Wednesday, September 21, 2011

Ladies and Gentlemen, here they are . . .

We like to think of ourselves as progressive in several senses of the word. Politically, yes. Socially, yes. Personally, it gets a little more complicated - our well-instilled Midwestern mores keep us conservative in many ways. So when it comes to the marriage transition, we have mixed and contradictory feelings. I like my name, but I'm also a bit uncomfortable with the thought of forcibly imposing it on my future wife. At the same time, I want our entire family to be unified under one banner. We have friends whose parents combined their last names upon becoming wife and husband, and we admire the sentiment: two equals becoming one new, great thing. Mostly it happens in the classic first sound of one name replacing the first sound of the other name: Thomas and Benson, for example, becoming Thoson. For us, that would mean something like Gyant or Brentzler, neither of which sound particularly appealing.

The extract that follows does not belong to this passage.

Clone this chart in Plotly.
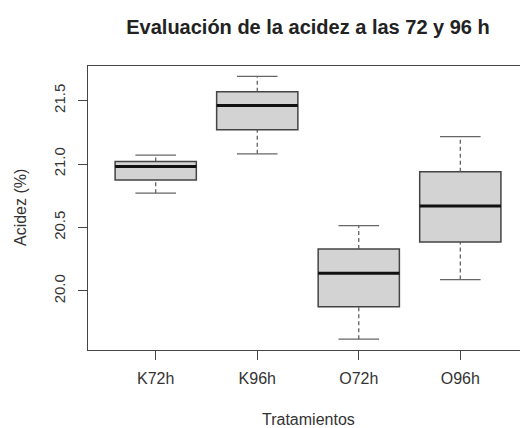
import plotly.graph_objects as go

# Acidity (%) summary per treatment: whisker ends, quartiles and median
tratamientos = ["K72h", "K96h", "O72h", "O96h"]
bigote_inf = [20.77, 21.08, 19.62, 20.09]
q1 = [20.875, 21.27, 19.875, 20.385]
mediana = [20.98, 21.46, 20.14, 20.67]
q3 = [21.02, 21.57, 20.33, 20.94]
bigote_sup = [21.07, 21.69, 20.515, 21.215]

y_ticks = [20.0, 20.5, 21.0, 21.5]
y_tick_text = ["20.0", "20.5", "21.0", "21.5"]

FONT = "Liberation Sans, Arial, sans-serif"
INK = "#333333"
BOX_W = 0.8      # box width in axis units
STAPLE_W = 0.4   # whisker cap width

posiciones = list(range(1, len(tratamientos) + 1))

fig = go.Figure()

# grey boxes (Q1..Q3); whiskers are drawn separately so they can be dashed
for p, a, m, b in zip(posiciones, q1, mediana, q3):
    fig.add_trace(go.Box(
        x=[p], q1=[a], median=[m], q3=[b], lowerfence=[a], upperfence=[b],
        width=BOX_W, whiskerwidth=0,
        fillcolor="#D3D3D3",
        line=dict(color="#444444", width=1.5),
        boxpoints=False, hoverinfo="skip", showlegend=False,
    ))

# dashed whiskers and solid staples
for p, lo, a, b, hi in zip(posiciones, bigote_inf, q1, q3, bigote_sup):
    for y0, y1 in ((lo, a), (b, hi)):
        fig.add_trace(go.Scatter(
            x=[p, p], y=[y0, y1], mode="lines",
            line=dict(color="#555555", width=1.2, dash="4px,3px"),
            hoverinfo="skip", showlegend=False,
        ))
    for yv in (lo, hi):
        fig.add_trace(go.Scatter(
            x=[p - STAPLE_W / 2, p + STAPLE_W / 2], y=[yv, yv], mode="lines",
            line=dict(color="#666666", width=1.3),
            hoverinfo="skip", showlegend=False,
        ))

# heavy median bars
for p, m in zip(posiciones, mediana):
    fig.add_trace(go.Scatter(
        x=[p - BOX_W / 2, p + BOX_W / 2], y=[m, m], mode="lines",
        line=dict(color="#111111", width=3),
        hoverinfo="skip", showlegend=False,
    ))

fig.update_layout(
    width=520, height=428,
    margin=dict(l=88, r=0, t=66, b=78),
    paper_bgcolor="white", plot_bgcolor="white",
    font=dict(family=FONT, size=16, color=INK),
    title=dict(
        text="Evaluación de la acidez a las 72 y 96 h",
        font=dict(family=FONT, size=20, color="#222222", weight="bold"),
        x=308 / 520, xanchor="center", xref="container",
        y=1 - 27 / 428, yanchor="middle", yref="container",
    ),
    xaxis=dict(
        range=[0.333, 4.588],
        tickmode="array", tickvals=posiciones, ticktext=tratamientos,
        ticks="outside", ticklen=9, tickwidth=1, tickcolor="#444444",
        ticklabelstandoff=5,
        showline=True, linecolor="#444444", linewidth=1, mirror=True,
        showgrid=False, zeroline=False,
        tickfont=dict(family=FONT, size=16, color=INK),
    ),
    yaxis=dict(
        range=[19.535, 21.772],
        tickmode="array", tickvals=y_ticks, ticktext=y_tick_text,
        tickangle=-90,
        ticks="outside", ticklen=9, tickwidth=1, tickcolor="#444444",
        ticklabelstandoff=7,
        showline=True, linecolor="#444444", linewidth=1, mirror=False,
        showgrid=False, zeroline=False,
        tickfont=dict(family=FONT, size=15, color=INK),
    ),
    annotations=[
        dict(text="Tratamientos", xref="x", x=2.5, yref="paper",
             y=-(419 - 350) / 284, xanchor="center", yanchor="middle",
             showarrow=False, font=dict(family=FONT, size=16, color=INK)),
        dict(text="Acidez (%)", xref="paper", x=(20 - 88) / 432, yref="paper",
             y=0.5, xanchor="center", yanchor="middle", textangle=-90,
             showarrow=False, font=dict(family=FONT, size=16, color=INK)),
    ],
)

fig.write_html("out.html")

And so, as a thought exercise, or as a running joke, we have for the past months considered hundreds of random nouns as potential candidates: Pancake, Coffee, Wineglass, Beerstein (The theme should be predictable to anyone who knows us.) As inherited last names, these are great, but to pick one random object to be our last name for the rest of our lives seems arbitrary and runs a large risk of no longer being cute or funny after a few months. We need something a little more us.

So in went our last names to an online anagram generator, and the first word on the list was, regrettably, REGRETTABLY. The union of the letters of our last names seems to be at first rueful and reluctant. As the list continues, it doesn't get much better. The story that would arise from the longest words on the list would certainly be a tragedy: "The BARRETTE only served to ENTANGLE BRAZENLY the BATTERER and the BETRAYER into an ETERNAL TENANTRY." Alone in its possibility of positive connotation, ETERNAL instead erases the hope for escape from this terrible relationship. Instead of moving ahead, we regress and must RELEARN, things don't improve but irregularly ENLARGE, and the ENABLER perpetuates our bad habits. One ENTREATs such a depressing deluge to mercifully RETREAT.

But slowly and tentatively, the words become GENTLER, they become ELEGANT, though it may all be BLARNEY. Slowly, the GENERAL feeling seems TENABLE; we GREENLY and EAGERLY welcome the REENTRY into our story. There's an occasional BATTLE, we may go on an ERRANT TANGENT, but things are definitely BETTER. Who could resist an EAGLET dressed in ARGYLE? Or a sweet, GENTLE GRANNY?

Then we find it, in the middle of nowhere, the thing we see and instantly melt, whether it's on the street or on a list of anagrams for our last names: BEAGLE.

Who could resist?

. . . THE BEAGLES.

2 comments:

  1. Nice work, Ryan. But you're clearly missing the obviously more powerful GENTLE GRANNIES! Thanks for writing...what fun reads you guys provide!